### Stated goal:
Set the listing down again exactly, please, apart from its pictures.

### Data block:

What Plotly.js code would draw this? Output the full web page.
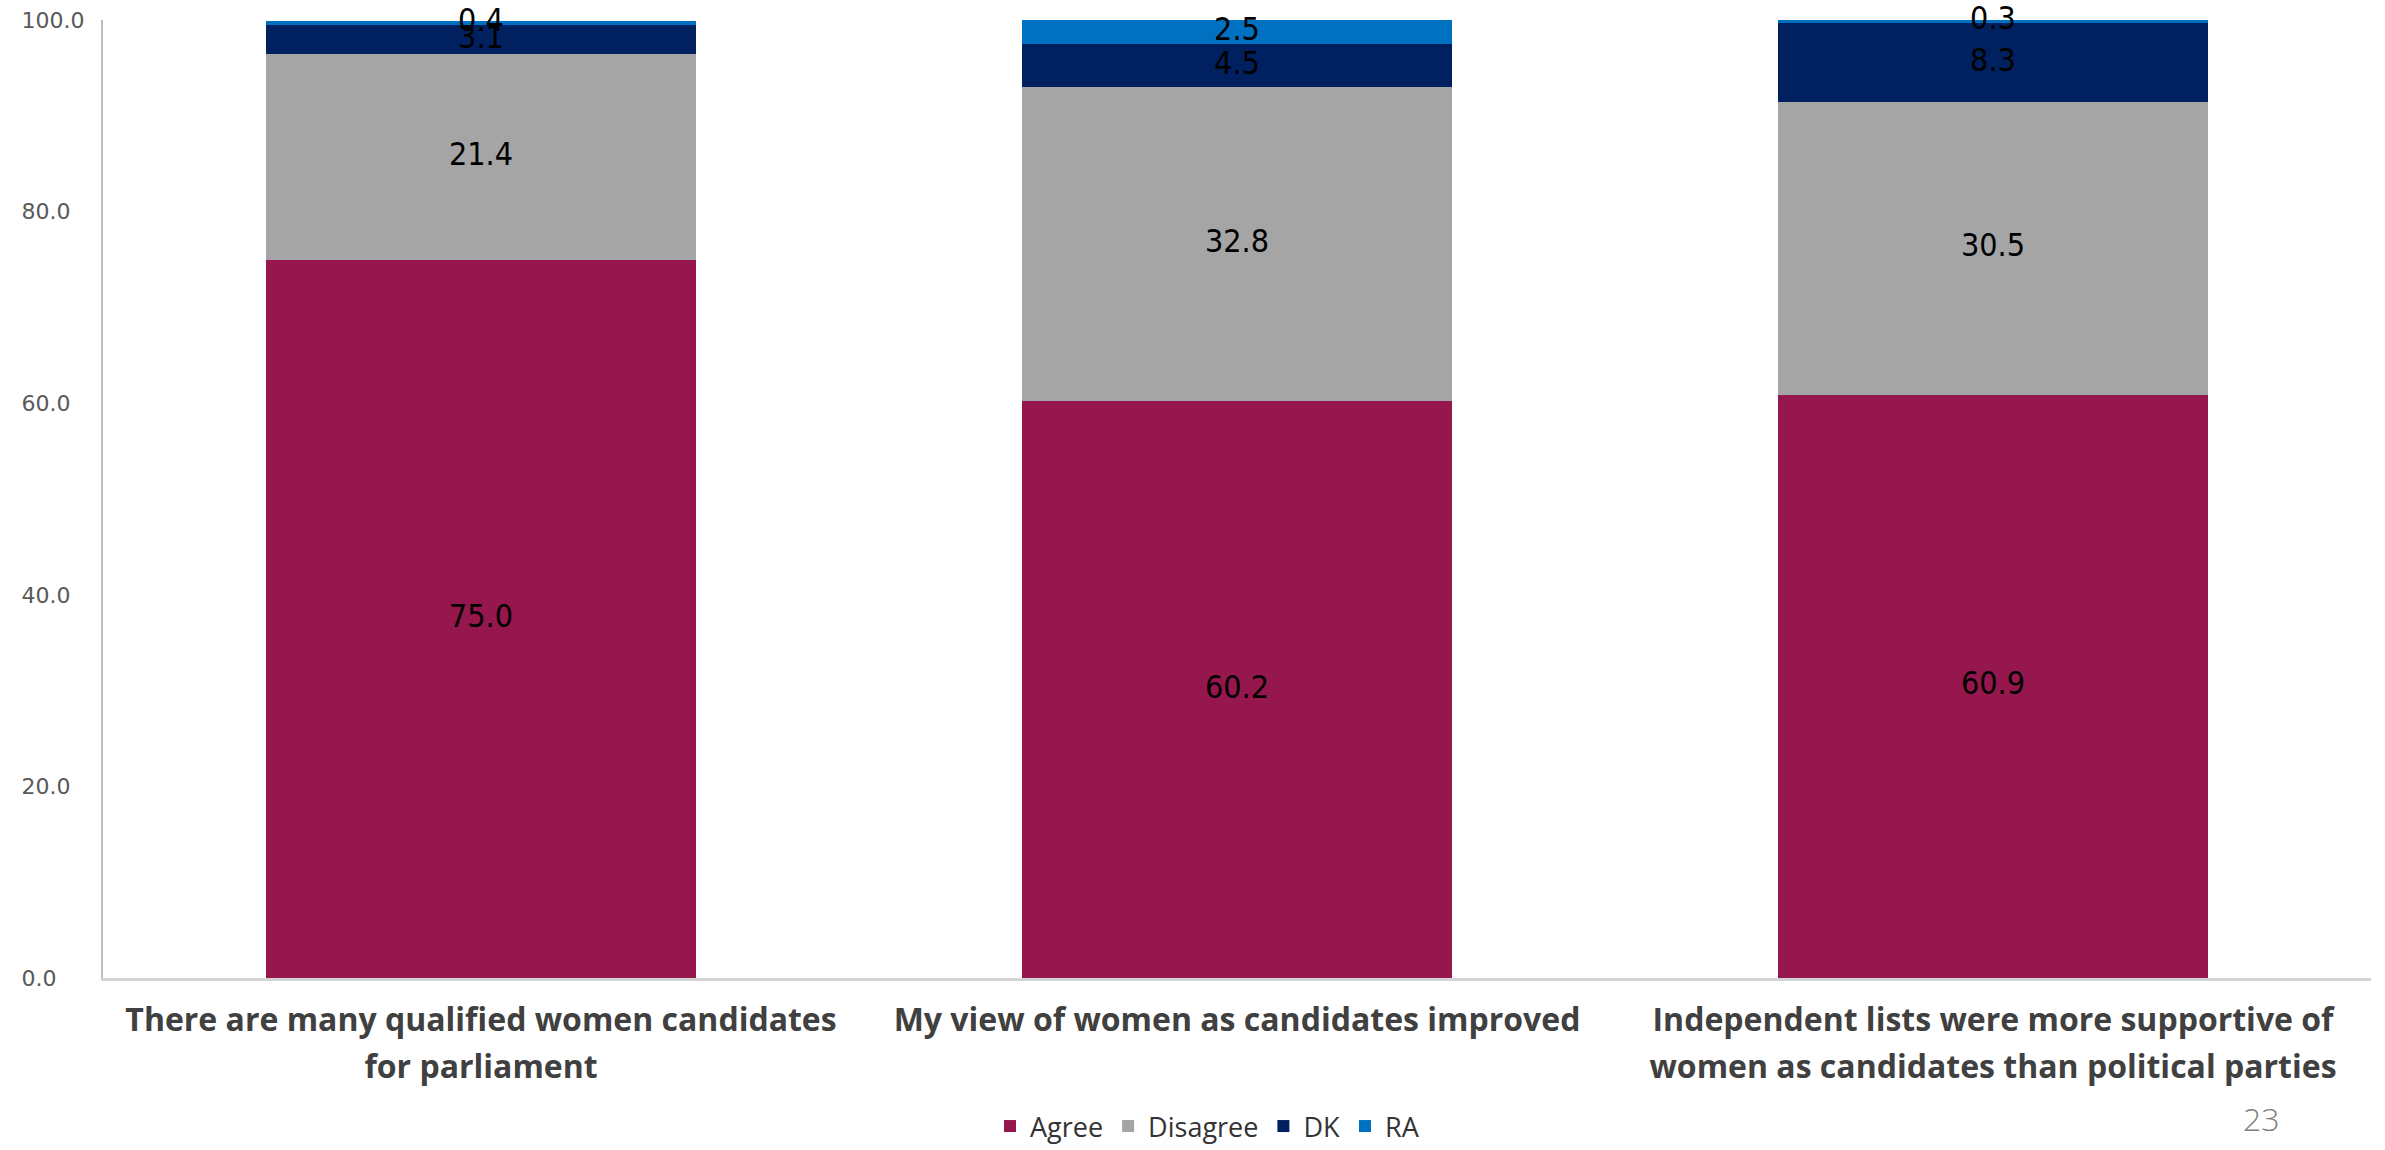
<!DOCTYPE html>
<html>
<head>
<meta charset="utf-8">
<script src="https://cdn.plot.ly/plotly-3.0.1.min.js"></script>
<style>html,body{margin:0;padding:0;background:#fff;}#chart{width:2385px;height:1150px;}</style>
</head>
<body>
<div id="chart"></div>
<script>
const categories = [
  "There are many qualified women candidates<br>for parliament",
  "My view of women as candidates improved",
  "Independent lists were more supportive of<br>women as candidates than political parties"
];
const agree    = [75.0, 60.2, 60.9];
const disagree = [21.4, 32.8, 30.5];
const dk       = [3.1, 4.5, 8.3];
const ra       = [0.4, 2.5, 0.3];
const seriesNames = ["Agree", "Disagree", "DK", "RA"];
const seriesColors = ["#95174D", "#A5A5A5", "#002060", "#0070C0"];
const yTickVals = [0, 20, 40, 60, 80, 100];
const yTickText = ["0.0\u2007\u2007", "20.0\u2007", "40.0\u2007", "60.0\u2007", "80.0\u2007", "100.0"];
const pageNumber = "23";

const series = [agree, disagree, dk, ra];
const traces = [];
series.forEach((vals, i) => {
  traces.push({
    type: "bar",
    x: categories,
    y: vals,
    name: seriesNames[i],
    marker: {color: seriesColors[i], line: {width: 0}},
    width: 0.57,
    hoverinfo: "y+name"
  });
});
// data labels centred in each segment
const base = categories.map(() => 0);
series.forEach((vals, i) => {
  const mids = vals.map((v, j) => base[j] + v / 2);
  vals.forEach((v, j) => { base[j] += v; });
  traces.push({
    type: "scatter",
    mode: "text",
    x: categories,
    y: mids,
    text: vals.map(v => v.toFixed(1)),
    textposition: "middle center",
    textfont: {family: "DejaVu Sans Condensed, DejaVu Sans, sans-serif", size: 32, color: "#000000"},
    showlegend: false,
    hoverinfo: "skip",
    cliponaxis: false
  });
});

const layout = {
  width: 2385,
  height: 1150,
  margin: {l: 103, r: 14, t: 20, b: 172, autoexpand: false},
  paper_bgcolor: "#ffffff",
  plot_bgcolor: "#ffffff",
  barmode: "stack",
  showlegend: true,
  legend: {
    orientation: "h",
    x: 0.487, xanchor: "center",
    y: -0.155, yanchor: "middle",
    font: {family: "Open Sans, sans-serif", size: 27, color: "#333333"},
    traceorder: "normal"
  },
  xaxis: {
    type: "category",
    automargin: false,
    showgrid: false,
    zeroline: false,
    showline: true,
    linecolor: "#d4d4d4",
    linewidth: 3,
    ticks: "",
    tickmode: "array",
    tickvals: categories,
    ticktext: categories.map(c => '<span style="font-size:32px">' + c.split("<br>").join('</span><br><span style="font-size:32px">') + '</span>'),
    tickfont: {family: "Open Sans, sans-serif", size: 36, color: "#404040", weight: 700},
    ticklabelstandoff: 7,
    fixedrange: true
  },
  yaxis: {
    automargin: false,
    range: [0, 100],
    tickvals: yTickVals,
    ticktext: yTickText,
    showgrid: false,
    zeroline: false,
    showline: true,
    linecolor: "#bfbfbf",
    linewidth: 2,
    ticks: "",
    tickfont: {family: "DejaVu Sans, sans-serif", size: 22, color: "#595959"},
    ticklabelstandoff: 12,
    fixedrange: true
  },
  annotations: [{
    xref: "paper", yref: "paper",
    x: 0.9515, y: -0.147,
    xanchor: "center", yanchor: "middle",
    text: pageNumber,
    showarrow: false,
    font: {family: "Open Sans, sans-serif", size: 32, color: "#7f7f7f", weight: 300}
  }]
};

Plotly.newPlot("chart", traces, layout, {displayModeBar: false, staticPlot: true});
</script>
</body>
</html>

### Exercise solution:
What Plotly.js code would draw this? Output the full web page.
<!DOCTYPE html>
<html>
<head>
<meta charset="utf-8">
<script src="https://cdn.plot.ly/plotly-3.0.1.min.js"></script>
<style>html,body{margin:0;padding:0;background:#fff;}#chart{width:2385px;height:1150px;}</style>
</head>
<body>
<div id="chart"></div>
<script>
const categories = [
  "There are many qualified women candidates<br>for parliament",
  "My view of women as candidates improved",
  "Independent lists were more supportive of<br>women as candidates than political parties"
];
const agree    = [75.0, 60.2, 60.9];
const disagree = [21.4, 32.8, 30.5];
const dk       = [3.1, 4.5, 8.3];
const ra       = [0.4, 2.5, 0.3];
const seriesNames = ["Agree", "Disagree", "DK", "RA"];
const seriesColors = ["#95174D", "#A5A5A5", "#002060", "#0070C0"];
const yTickVals = [0, 20, 40, 60, 80, 100];
const yTickText = ["0.0\u2007\u2007", "20.0\u2007", "40.0\u2007", "60.0\u2007", "80.0\u2007", "100.0"];
const pageNumber = "23";

const series = [agree, disagree, dk, ra];
const traces = [];
series.forEach((vals, i) => {
  traces.push({
    type: "bar",
    x: categories,
    y: vals,
    name: seriesNames[i],
    marker: {color: seriesColors[i], line: {width: 0}},
    width: 0.57,
    hoverinfo: "y+name"
  });
});
// data labels centred in each segment
const base = categories.map(() => 0);
series.forEach((vals, i) => {
  const mids = vals.map((v, j) => base[j] + v / 2);
  vals.forEach((v, j) => { base[j] += v; });
  traces.push({
    type: "scatter",
    mode: "text",
    x: categories,
    y: mids,
    text: vals.map(v => v.toFixed(1)),
    textposition: "middle center",
    textfont: {family: "DejaVu Sans Condensed, DejaVu Sans, sans-serif", size: 32, color: "#000000"},
    showlegend: false,
    hoverinfo: "skip",
    cliponaxis: false
  });
});

const layout = {
  width: 2385,
  height: 1150,
  margin: {l: 103, r: 14, t: 20, b: 172, autoexpand: false},
  paper_bgcolor: "#ffffff",
  plot_bgcolor: "#ffffff",
  barmode: "stack",
  showlegend: true,
  legend: {
    orientation: "h",
    x: 0.487, xanchor: "center",
    y: -0.155, yanchor: "middle",
    font: {family: "Open Sans, sans-serif", size: 27, color: "#333333"},
    traceorder: "normal"
  },
  xaxis: {
    type: "category",
    automargin: false,
    showgrid: false,
    zeroline: false,
    showline: true,
    linecolor: "#d4d4d4",
    linewidth: 3,
    ticks: "",
    tickmode: "array",
    tickvals: categories,
    ticktext: categories.map(c => '<span style="font-size:32px">' + c.split("<br>").join('</span><br><span style="font-size:32px">') + '</span>'),
    tickfont: {family: "Open Sans, sans-serif", size: 36, color: "#404040", weight: 700},
    ticklabelstandoff: 7,
    fixedrange: true
  },
  yaxis: {
    automargin: false,
    range: [0, 100],
    tickvals: yTickVals,
    ticktext: yTickText,
    showgrid: false,
    zeroline: false,
    showline: true,
    linecolor: "#bfbfbf",
    linewidth: 2,
    ticks: "",
    tickfont: {family: "DejaVu Sans, sans-serif", size: 22, color: "#595959"},
    ticklabelstandoff: 12,
    fixedrange: true
  },
  annotations: [{
    xref: "paper", yref: "paper",
    x: 0.9515, y: -0.147,
    xanchor: "center", yanchor: "middle",
    text: pageNumber,
    showarrow: false,
    font: {family: "Open Sans, sans-serif", size: 32, color: "#7f7f7f", weight: 300}
  }]
};

Plotly.newPlot("chart", traces, layout, {displayModeBar: false, staticPlot: true});
</script>
</body>
</html>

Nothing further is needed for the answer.